People have told me about GNU screen and praised all its glory for a long time, however I never really got it going until now. I guess it might be one of those tools to you grow to use, but after getting the hang of it, I wish I had made the leap much sooner. Take it from me, if you regularly use and connect to multiple terminals, even on the same computer, you should make the mastery of screen a priority. After really sinking my teeth into the program over the last couple of weeks, here’s some things I found very helpful and important to my productivity.
- Use it in a full screen terminal. I use Fluxbox and Putty and both enable full screen capabilities.
- Spend some extensive time customizing your .screenrc file. I have mine configured to open 3 split regions and define a caption and a hardstatus line. It also adjusts the size of the regions for me and then puts the focus on my preferred region.

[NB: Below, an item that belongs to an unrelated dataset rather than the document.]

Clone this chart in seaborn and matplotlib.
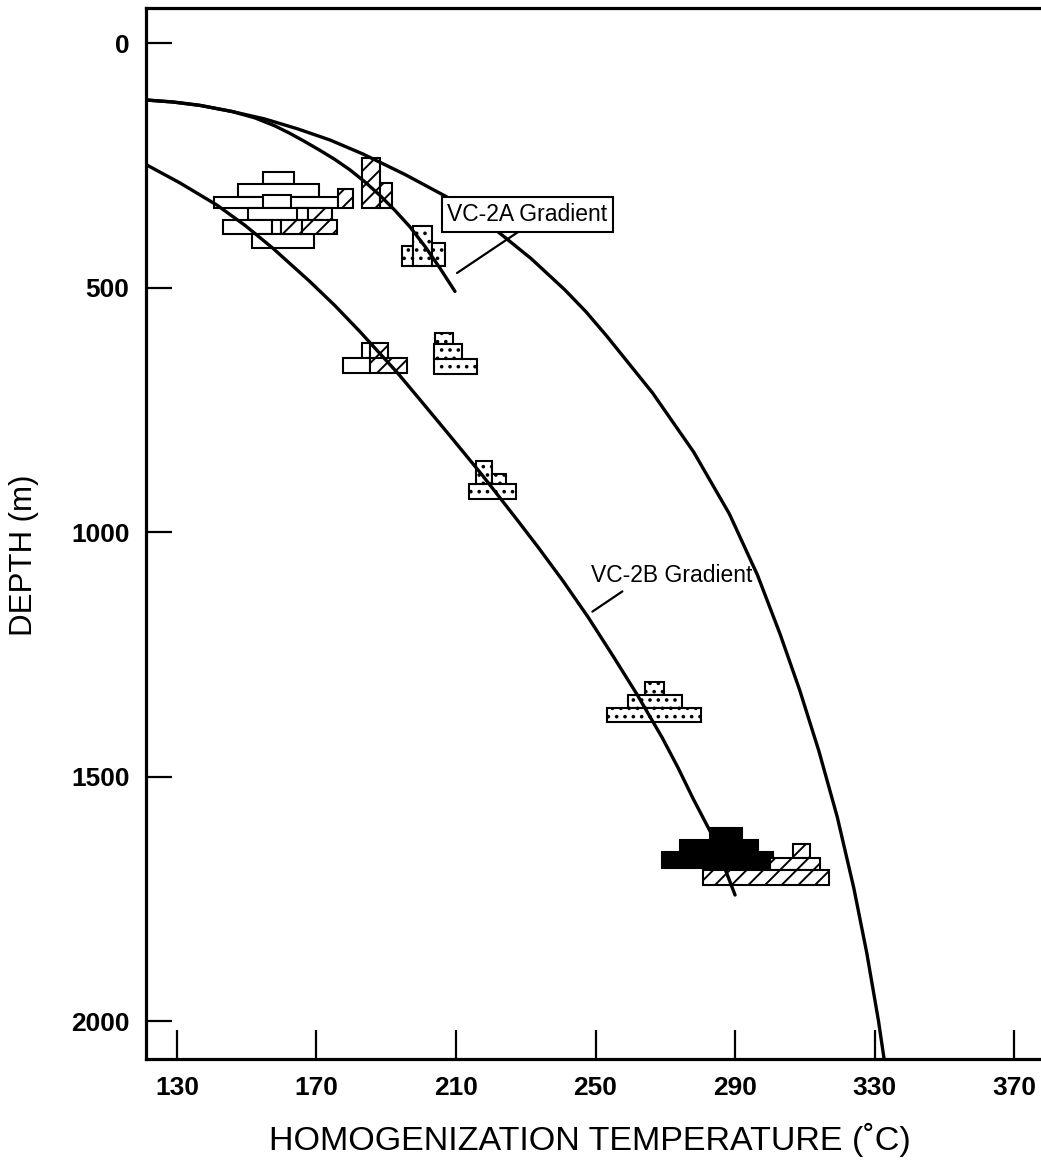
import matplotlib
matplotlib.use("Agg")
import matplotlib.pyplot as plt
import pandas as pd
import seaborn as sns

# ---- curves: temperature (deg C) vs depth (m) ----
boil_temp = [121.11, 128.85, 136.60, 145.77, 155.23, 164.70, 173.87, 183.33, 195.38,
             207.42, 221.76, 231.51, 241.25, 247.28, 253.21, 266.37, 278.13, 288.39,
             296.42, 302.90, 308.52, 314.03, 319.30, 324.04, 327.76, 331.12, 332.72]
boil_depth = [115.6, 119.7, 126.6, 139.1, 154.5, 174.9, 197.4, 226.1, 268.0,
              314.1, 383.6, 439.9, 504.3, 549.0, 598.5, 715.1, 835.8, 962.7,
              1087.5, 1208.2, 1322.8, 1447.6, 1582.6, 1727.9, 1860.9, 2000.0, 2077.7]

vc2a_temp = [121.11, 128.85, 136.60, 145.77, 152.37, 158.10, 162.40, 166.70, 171.00,
             175.30, 179.61, 183.91, 188.21, 192.51, 196.81, 201.11, 205.41, 209.71]
vc2a_depth = [115.6, 119.7, 126.6, 139.1, 152.2, 168.6, 183.9, 200.8, 218.6,
              237.3, 258.6, 283.2, 310.8, 341.5, 375.2, 415.1, 459.7, 507.2]

vc2b_temp = [120.82, 130.86, 141.47, 149.50, 157.53, 168.14, 175.30, 182.47, 193.37,
             200.82, 208.28, 217.46, 226.92, 233.51, 240.68, 247.85, 255.02, 261.90,
             269.07, 273.66, 277.96, 283.41, 290.00]
vc2b_depth = [246.5, 285.2, 330.6, 372.0, 419.0, 487.2, 536.3, 589.5, 675.0,
              738.6, 802.7, 882.5, 969.0, 1030.2, 1099.7, 1173.4, 1253.2, 1331.8,
              1419.7, 1481.9, 1544.8, 1619.4, 1742.2]

# ---- fluid-inclusion histogram boxes ----
box_t_lo = [154.6, 147.6, 140.6, 154.6, 150.4, 164.3, 143.3, 157.2, 151.4,
            176.3, 167.6, 159.7, 165.8,
            183.0, 188.2,
            194.4, 197.8, 203.0,
            183.0, 177.7, 185.3, 185.3,
            204.0, 203.8, 203.8,
            215.6, 220.4, 213.7,
            264.2, 259.2, 253.2,
            282.8, 274.2, 269.0,
            306.5, 300.0, 280.9]
box_t_hi = [163.6, 170.7, 176.3, 162.6, 167.6, 167.6, 157.2, 159.7, 169.4,
            180.6, 174.5, 165.8, 175.8,
            188.2, 191.6,
            197.8, 203.0, 206.8,
            185.3, 185.3, 190.6, 195.9,
            209.2, 211.6, 216.1,
            220.4, 224.3, 227.1,
            269.6, 274.7, 280.2,
            291.9, 296.7, 300.9,
            311.4, 314.4, 316.8]
box_d_top = [262.3, 287.5, 313.5, 310.0, 337.2, 337.2, 361.1, 361.1, 390.4,
             297.7, 337.2, 361.1, 361.1,
             234.9, 286.0,
             414.3, 373.4, 408.8,
             612.2, 642.9, 612.2, 642.9,
             591.7, 615.5, 646.1,
             853.6, 881.4, 901.9,
             1305.8, 1333.0, 1360.2,
             1605.7, 1629.7, 1653.6,
             1637.8, 1667.1, 1691.0]
box_d_bot = [287.5, 313.5, 337.2, 337.2, 361.1, 361.1, 390.4, 390.4, 419.0,
             337.2, 361.1, 390.4, 390.4,
             337.2, 337.2,
             455.2, 455.2, 455.2,
             642.9, 673.6, 642.9, 673.6,
             615.5, 646.1, 676.8,
             901.9, 901.9, 932.0,
             1333.0, 1360.2, 1387.6,
             1629.7, 1653.6, 1687.6,
             1667.1, 1691.0, 1721.7]
box_fill = (["open"] * 9 + ["hatch"] * 4 + ["hatch"] * 2 + ["dot"] * 3 +
            ["open", "open", "hatch", "hatch"] + ["dot"] * 3 + ["dot"] * 3 +
            ["dot"] * 3 + ["solid"] * 3 + ["hatch"] * 3)

x_ticks = [130, 170, 210, 250, 290, 330, 370]
y_ticks = [0, 500, 1000, 1500, 2000]

boxes = pd.DataFrame({"t_lo": box_t_lo, "t_hi": box_t_hi,
                      "d_top": box_d_top, "d_bot": box_d_bot, "fill": box_fill})
curves = pd.concat([
    pd.DataFrame({"temp": boil_temp, "depth": boil_depth, "curve": "boiling"}),
    pd.DataFrame({"temp": vc2a_temp, "depth": vc2a_depth, "curve": "VC-2A"}),
    pd.DataFrame({"temp": vc2b_temp, "depth": vc2b_depth, "curve": "VC-2B"}),
], ignore_index=True)

sns.set_theme(style="white")
plt.rcParams["font.family"] = ["Liberation Sans", "DejaVu Sans"]
plt.rcParams["text.color"] = "black"
plt.rcParams["axes.labelcolor"] = "black"
plt.rcParams["xtick.color"] = "black"
plt.rcParams["ytick.color"] = "black"
plt.rcParams["hatch.linewidth"] = 1.4
plt.rcParams["hatch.color"] = "black"

fig = plt.figure(figsize=(10.41, 11.64), dpi=100)
ax = fig.add_axes([145.5 / 1041, 1 - 1059 / 1164, 1 - 145.5 / 1041, 1051 / 1164])

styles = {
    "open": dict(facecolor="white", hatch=None),
    "hatch": dict(facecolor="white", hatch="//"),
    "dot": dict(facecolor="white", hatch=".."),
    "solid": dict(facecolor="black", hatch=None),
}
for _, b in boxes.iterrows():
    ax.bar(x=b.t_lo, height=b.d_bot - b.d_top, width=b.t_hi - b.t_lo,
           bottom=b.d_top, align="edge", edgecolor="black", linewidth=1.5,
           zorder=2, **styles[b.fill])

sns.lineplot(data=curves, x="temp", y="depth", units="curve", estimator=None,
             sort=False, color="black", linewidth=2.4, ax=ax, zorder=3)

# curve labels
ax.text(230.5, 350, "VC-2A Gradient", ha="center", va="center", fontsize=16.5,
        zorder=5,
        bbox=dict(boxstyle="square,pad=0.25", facecolor="white",
                  edgecolor="black", linewidth=1.5))
ax.plot([227.8, 210.3], [385.7, 469.6], color="black", lw=1.6, zorder=4)
ax.text(248.7, 1087.5, "VC-2B Gradient", ha="left", va="center", fontsize=16.5,
        zorder=5)
ax.plot([257.7, 249.1], [1121, 1162.4], color="black", lw=1.6, zorder=4)

ax.set_xlim(121.0, 377.7)
ax.set_ylim(2077.7, -72.6)
ax.set_xticks(x_ticks)
ax.set_yticks(y_ticks)
ax.set_xlabel("")
ax.set_ylabel("")
ax.tick_params(axis="x", direction="in", length=21, width=1.6, color="black",
               labelsize=19, pad=12, bottom=True, top=False)
ax.tick_params(axis="y", direction="in", length=19, width=1.6, color="black",
               labelsize=19, pad=11.5, left=True, right=False)
for lab in ax.get_xticklabels() + ax.get_yticklabels():
    lab.set_fontweight("bold")
for side in ["left", "top", "bottom"]:
    ax.spines[side].set_linewidth(2.3)
    ax.spines[side].set_color("black")
ax.spines["right"].set_visible(False)
ax.grid(False)

fig.text(590 / 1041, 1 - 1140 / 1164, "HOMOGENIZATION TEMPERATURE (˚C)",
         ha="center", va="center", fontsize=24.5)
fig.text(24 / 1041, 1 - 555 / 1164, "DEPTH (m)", ha="center", va="center",
         rotation=90, fontsize=22.5)

fig.savefig("out.png", dpi=100, facecolor="white")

- Use a hardstatus line that makes sense for your preferred method. In Putty’s full screen mode, it still shows the windows toolbar, so my hardstatus line shows there.
- Decide on a split screen interface that makes works with your flow. This might be my best productivity trick, and I’m hoping others can share something that can further refine my technique. I usually work in a split screen interface with 3 regions and connect to three machines. The top region is I usually reserve as a command line for the same workstation that hosts my screen application. This allows me to always be able to easily add new windows to my screen session. My bottom region is usually reserved for an open notes text file. The region between is my “application” area. The top region I use to create “one-off” windows for programs and commands that i don’t care about once they are completed but would like to be able to monitor while it is running, such as the verbose output from an extensive rsync operation.
- Learn to use screen’s copy and paste function. When using screen in split screen mode, your terminal program doesnt handle the scrolling for you, so you’ll find it necessary to scroll back in one of those regions and copy and paste some information. Figure it out at your first opportunity and you’ll be satisfied. To get started it’s easy. The copy and paste default keys are logically paired on the keyboard and sensibly located. C-a [ for copy and C-a ] for paste. The first time you press C-a [ you will be able to use the up/down arrows to move the cursor. Move it to the beginning of the region you desire to highlight and then press enter. Then move the cursor using the arrow keys to the end of the region. Again, press enter to copy. Now switch to where you’d like to use the copied text as input, and press C-a ] to paste.
- Begin to use multiple sessions. Here’s where you take all of the incredible power of screen, and then multiply everything it does, and it requires no extra learning.
- Determine the important parameters for screen and quickly ignore the ones that you don’t find necessary. Some of the command line options look the same as others, especially amongst -d, -D, -R, -r, -RR and the manpage really makes a mockery of anyone trying to understand what the author intended as the differences. I usually rely on -D and -R.
- Begin to use multiple configuration files. By using multiple configuration files, you’re able to simply some automation. For example you can have one .screenrc file that manages all of your backup processes and another that handles your general login and system management operations. I also have a configuration file for screen that opens up an entire software development platform for me.
- Promptly add bind s on a blank line in the .screenrc file. This will prevent the errant suspension of the output of windows.
- Read the gentoo user’s wiki guide to using screen. It has a lot of excellent nuggets of information that are very helpful.
I hope you share some of your favorite tips here.